I was introduced to this book through Cindy Rollen's Advent book, Hallelujah: a Journey through Handel's Messiah. It has well earned it's place on my shelf over the last 6 months of heavy use. Something I have been studying is how to work the traditional church calendar into our daily lives. There are many reasons we have begun to embrace this, but one of the greatest is that the cadence of the calendar draws our attention from one aspect of God to another in a beautiful, steady rhythm. We can make one thing our focus for a season, knowing that soon enough that season will be passed and we will be moving on to the next.
In the Old Testament God gave his people different feasts and fasts to keep through the year. In much the same way, the church calendar is a litany of feasting and fasting. Lent, Advent, 12 Days, Easter, Pentecost--each of these bring with them a season of joy or sorrow, of feasting or fasting. Each of them cause us to question--why? Why are we celebrating the day? What has God commanded us to remember? What is important about this dish, this day, this season? Each of them focus in on a different part of God's work. And, what more useful as we observe these traditions than a beautiful cookbook focused on the traditional recipes and observation rituals of each season?
Divided into sections based on each feast, ordered according to the calendar for ease of use, A Continual Feast has been the perfect addition to my cooking library. Most recipes contain commentary about how that recipe was used traditionally, and what it symbolizes in the feast (which I find personally interesting, and is also helpful as the children ask questions!). The recipes range from very, very old--I loved the reprint of a recipe from the 1600s involving pheasant feathers "cunningly set about" a roast bird--to more modern ideas like the Pentecost Cake that is piped with symbols of the holy spirit. Most of them comfortably tiptoe between ancient and modern.
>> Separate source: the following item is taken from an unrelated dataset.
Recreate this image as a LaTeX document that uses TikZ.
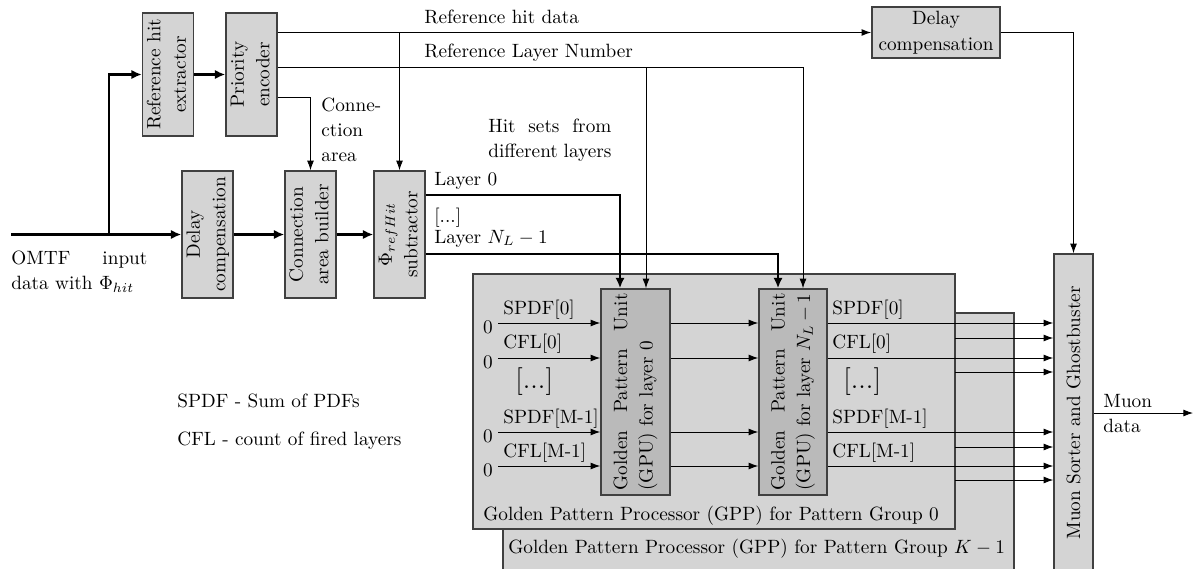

Some of the feast recipes can be fairly complicated, but they are doable and not intended for daily use. I found many of the more labor intensive Christmas recipes were actually made well in advance, because traditionally that was how it was done. Other recipes are fairly simple and meant to either round out the feast or be a daily go-to in seasons where creativity is the key (Lent can be a challenge!!).
All in all, this book has been a delight and has added a great deal to our year. I haven't pictured my personal copy because, well, a few encounters with the counter have made it not particularly pretty. But only because it has been so well loved.